Mr. Sneader will serve as co-president of the Asia business, excluding Japan, alongside Todd Leland, Goldman said Wednesday. He will also join the firm’s management committee and will relocate to Hong Kong for the job.

The pair is charged with growing the Wall Street firm’s client base in the region, where Goldman has outlined ambitious expansion plans. Chinese regulators in May approved Goldman’s plan to build a wealth-management venture in the country with one of its largest banks, Industrial and Commercial Bank of China Ltd. The Asia Pacific region accounted for about $6.2 billion, or 14%, of the bank’s revenue in 2020. About 9% of Goldman’s corporate loans last year were issued to businesses in the region.

Mr. Sneader spent 32 years at McKinsey, his final three as global managing partner. In February, partners at the consulting firm voted to replace him—a move seen as a rebuke of his management of a string of scandals involving McKinsey and their ensuing legal settlements. It was the first time in decades a McKinsey leader hadn’t won a second term.

Some partners chafed at Mr. Sneader’s efforts to move McKinsey away from a culture in which partners were given wide latitude over their work and clients to a more rule-bound, process-oriented one, The Wall Street Journal previously reported.

Goldman, too, is a partnership—a vestige of the 130 years it spent as a private company before its 1999 initial public offering.
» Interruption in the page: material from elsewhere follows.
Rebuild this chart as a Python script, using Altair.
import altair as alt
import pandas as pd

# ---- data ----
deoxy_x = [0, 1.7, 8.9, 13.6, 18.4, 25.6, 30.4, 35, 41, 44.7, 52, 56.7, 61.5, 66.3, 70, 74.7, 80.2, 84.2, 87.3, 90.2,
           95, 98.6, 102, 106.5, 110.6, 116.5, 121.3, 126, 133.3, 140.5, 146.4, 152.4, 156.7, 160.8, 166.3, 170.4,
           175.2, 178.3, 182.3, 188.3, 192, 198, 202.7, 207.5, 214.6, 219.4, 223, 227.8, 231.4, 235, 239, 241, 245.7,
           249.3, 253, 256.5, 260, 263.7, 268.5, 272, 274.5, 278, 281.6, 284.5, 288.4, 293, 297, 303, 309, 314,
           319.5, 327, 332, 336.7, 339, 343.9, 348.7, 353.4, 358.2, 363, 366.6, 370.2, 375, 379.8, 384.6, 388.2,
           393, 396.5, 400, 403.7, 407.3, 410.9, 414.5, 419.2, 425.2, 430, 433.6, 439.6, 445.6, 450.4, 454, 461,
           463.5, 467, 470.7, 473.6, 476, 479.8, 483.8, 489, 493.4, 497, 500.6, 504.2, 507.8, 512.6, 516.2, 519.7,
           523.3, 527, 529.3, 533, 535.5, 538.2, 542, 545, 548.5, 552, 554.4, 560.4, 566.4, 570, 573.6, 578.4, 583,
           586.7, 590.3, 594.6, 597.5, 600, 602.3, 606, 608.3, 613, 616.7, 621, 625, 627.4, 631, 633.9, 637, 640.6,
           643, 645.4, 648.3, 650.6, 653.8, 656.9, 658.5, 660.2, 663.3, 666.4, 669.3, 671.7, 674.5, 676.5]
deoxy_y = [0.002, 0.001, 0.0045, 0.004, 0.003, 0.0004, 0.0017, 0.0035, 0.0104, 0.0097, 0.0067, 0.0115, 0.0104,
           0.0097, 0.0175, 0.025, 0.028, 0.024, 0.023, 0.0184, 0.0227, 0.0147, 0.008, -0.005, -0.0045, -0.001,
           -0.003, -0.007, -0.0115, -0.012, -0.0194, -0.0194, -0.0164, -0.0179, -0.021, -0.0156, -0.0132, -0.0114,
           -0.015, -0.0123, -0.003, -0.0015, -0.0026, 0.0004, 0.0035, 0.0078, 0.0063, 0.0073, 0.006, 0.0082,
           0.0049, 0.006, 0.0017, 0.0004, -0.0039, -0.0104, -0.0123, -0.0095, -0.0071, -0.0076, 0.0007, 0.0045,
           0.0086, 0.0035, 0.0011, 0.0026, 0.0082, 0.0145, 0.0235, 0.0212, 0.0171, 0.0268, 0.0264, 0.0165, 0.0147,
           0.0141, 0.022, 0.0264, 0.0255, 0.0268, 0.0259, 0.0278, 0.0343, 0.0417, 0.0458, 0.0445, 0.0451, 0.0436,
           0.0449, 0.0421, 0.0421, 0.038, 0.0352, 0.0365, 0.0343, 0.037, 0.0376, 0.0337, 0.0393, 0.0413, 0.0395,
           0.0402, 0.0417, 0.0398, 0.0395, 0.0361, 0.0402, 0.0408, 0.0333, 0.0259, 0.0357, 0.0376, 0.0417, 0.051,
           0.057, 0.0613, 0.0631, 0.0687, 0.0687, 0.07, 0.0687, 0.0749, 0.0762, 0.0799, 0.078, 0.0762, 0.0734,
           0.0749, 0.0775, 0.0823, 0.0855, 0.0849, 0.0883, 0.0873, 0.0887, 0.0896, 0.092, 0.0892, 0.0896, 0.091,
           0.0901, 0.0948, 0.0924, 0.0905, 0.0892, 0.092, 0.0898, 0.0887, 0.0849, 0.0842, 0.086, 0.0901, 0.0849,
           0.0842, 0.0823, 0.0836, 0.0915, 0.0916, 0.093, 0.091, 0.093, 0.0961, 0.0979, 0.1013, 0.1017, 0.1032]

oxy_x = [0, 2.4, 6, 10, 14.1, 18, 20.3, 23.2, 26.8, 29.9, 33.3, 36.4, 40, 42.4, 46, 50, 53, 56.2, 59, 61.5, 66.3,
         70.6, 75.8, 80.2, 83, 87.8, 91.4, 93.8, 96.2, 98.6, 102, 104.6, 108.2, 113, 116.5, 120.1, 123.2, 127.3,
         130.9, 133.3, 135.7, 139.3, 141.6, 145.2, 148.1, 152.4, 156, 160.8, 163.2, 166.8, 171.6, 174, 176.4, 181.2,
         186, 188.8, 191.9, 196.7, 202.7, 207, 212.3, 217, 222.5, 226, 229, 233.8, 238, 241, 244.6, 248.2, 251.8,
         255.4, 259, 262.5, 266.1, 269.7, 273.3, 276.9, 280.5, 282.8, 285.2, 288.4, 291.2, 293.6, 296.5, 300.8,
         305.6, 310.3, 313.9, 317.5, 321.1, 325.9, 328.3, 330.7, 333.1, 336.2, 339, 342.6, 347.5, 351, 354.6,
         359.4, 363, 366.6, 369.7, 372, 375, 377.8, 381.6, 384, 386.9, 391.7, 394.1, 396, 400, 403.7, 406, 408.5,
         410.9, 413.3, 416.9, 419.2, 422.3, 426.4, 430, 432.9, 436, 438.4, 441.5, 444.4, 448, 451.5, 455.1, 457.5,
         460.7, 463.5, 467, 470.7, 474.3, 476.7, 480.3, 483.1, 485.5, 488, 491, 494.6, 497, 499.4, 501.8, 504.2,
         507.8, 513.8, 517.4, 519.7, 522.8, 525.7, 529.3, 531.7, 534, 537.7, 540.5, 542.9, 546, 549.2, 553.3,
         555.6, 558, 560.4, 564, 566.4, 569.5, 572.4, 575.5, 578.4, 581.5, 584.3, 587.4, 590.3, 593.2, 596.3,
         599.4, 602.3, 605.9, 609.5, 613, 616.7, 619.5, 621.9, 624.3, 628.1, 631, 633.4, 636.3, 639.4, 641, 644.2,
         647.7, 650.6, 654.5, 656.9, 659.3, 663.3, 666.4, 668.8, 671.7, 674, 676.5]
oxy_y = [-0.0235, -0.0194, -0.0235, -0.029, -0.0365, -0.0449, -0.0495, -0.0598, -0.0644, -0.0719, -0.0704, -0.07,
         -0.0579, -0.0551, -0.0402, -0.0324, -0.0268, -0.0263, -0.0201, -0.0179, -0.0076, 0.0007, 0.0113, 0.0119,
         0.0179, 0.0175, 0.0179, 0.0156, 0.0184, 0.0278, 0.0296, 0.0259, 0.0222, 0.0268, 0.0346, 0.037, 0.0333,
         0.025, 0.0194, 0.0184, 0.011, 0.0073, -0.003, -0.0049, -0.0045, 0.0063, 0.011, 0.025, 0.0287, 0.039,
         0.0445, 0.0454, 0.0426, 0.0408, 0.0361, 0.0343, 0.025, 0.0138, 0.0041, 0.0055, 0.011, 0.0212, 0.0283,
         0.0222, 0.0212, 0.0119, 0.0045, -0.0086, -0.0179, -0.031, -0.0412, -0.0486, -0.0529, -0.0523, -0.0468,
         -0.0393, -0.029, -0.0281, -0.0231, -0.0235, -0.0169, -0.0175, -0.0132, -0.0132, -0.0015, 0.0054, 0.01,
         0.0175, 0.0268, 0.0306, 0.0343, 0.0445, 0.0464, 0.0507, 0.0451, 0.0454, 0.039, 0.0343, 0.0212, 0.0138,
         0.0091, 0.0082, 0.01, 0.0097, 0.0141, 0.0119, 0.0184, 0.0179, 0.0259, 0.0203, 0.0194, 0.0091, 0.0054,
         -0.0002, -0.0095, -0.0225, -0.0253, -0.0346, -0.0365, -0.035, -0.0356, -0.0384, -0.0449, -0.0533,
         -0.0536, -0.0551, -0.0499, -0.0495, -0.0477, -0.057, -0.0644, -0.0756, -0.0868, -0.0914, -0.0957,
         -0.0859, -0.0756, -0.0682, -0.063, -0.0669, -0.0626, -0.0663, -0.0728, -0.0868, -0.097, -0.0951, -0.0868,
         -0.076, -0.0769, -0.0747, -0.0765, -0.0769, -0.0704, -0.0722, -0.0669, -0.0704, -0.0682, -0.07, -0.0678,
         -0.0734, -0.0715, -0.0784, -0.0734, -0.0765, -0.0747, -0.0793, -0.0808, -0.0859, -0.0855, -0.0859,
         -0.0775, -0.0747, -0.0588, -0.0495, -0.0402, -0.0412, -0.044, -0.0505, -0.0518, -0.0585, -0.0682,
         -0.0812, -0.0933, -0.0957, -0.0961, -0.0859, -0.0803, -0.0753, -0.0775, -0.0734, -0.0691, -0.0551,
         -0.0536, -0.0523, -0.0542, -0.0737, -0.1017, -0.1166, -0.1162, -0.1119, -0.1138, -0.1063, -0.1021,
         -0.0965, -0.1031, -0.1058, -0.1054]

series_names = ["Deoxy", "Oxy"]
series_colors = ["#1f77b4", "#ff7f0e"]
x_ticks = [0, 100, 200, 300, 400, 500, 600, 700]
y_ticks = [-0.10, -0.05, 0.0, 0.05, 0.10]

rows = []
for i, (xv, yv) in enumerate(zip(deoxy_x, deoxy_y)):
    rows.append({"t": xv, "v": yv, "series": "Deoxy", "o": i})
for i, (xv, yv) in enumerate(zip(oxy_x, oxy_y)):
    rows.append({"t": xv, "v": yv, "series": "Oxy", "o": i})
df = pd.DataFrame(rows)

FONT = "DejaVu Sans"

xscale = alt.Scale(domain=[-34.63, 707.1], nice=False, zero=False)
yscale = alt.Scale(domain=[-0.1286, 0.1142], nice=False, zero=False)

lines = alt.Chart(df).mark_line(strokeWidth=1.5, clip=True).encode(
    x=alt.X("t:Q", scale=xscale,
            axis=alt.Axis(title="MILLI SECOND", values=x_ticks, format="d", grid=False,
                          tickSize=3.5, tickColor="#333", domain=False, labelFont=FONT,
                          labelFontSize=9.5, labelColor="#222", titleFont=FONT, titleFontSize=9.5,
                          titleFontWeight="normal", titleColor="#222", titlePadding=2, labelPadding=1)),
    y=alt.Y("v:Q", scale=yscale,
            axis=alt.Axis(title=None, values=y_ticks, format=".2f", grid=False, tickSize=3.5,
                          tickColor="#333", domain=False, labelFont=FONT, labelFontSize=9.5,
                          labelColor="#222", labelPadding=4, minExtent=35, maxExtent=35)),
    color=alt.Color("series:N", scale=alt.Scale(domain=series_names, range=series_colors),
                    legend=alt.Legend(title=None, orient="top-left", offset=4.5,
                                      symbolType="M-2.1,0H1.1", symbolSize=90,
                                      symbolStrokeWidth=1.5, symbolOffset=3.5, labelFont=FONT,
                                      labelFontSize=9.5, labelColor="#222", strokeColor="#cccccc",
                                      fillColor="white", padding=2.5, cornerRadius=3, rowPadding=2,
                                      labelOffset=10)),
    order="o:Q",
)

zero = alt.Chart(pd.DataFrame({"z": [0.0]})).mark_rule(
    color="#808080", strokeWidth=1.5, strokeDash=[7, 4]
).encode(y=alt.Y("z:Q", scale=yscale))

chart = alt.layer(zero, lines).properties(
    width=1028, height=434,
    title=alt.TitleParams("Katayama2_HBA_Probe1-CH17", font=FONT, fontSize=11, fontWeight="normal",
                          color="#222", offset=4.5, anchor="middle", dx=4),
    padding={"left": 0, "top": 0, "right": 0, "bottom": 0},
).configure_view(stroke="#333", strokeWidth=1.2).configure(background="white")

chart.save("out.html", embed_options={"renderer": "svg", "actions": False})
The autonomy that has afforded top employees has contributed to some big missteps, particularly in Asia.

The bank last year admitted wrongdoing and agreed to pay billions of dollars to global regulators to end a yearslong investigation into its dealings with a Malaysian investment fund at the heart of a global bribery ring.

Two Goldman partners were criminally charged in the scandal. Prosecutors alleged that senior executives at the bank, enamored by the fees that poured in from the 1MDB investment fund, ignored warning signs of fraud.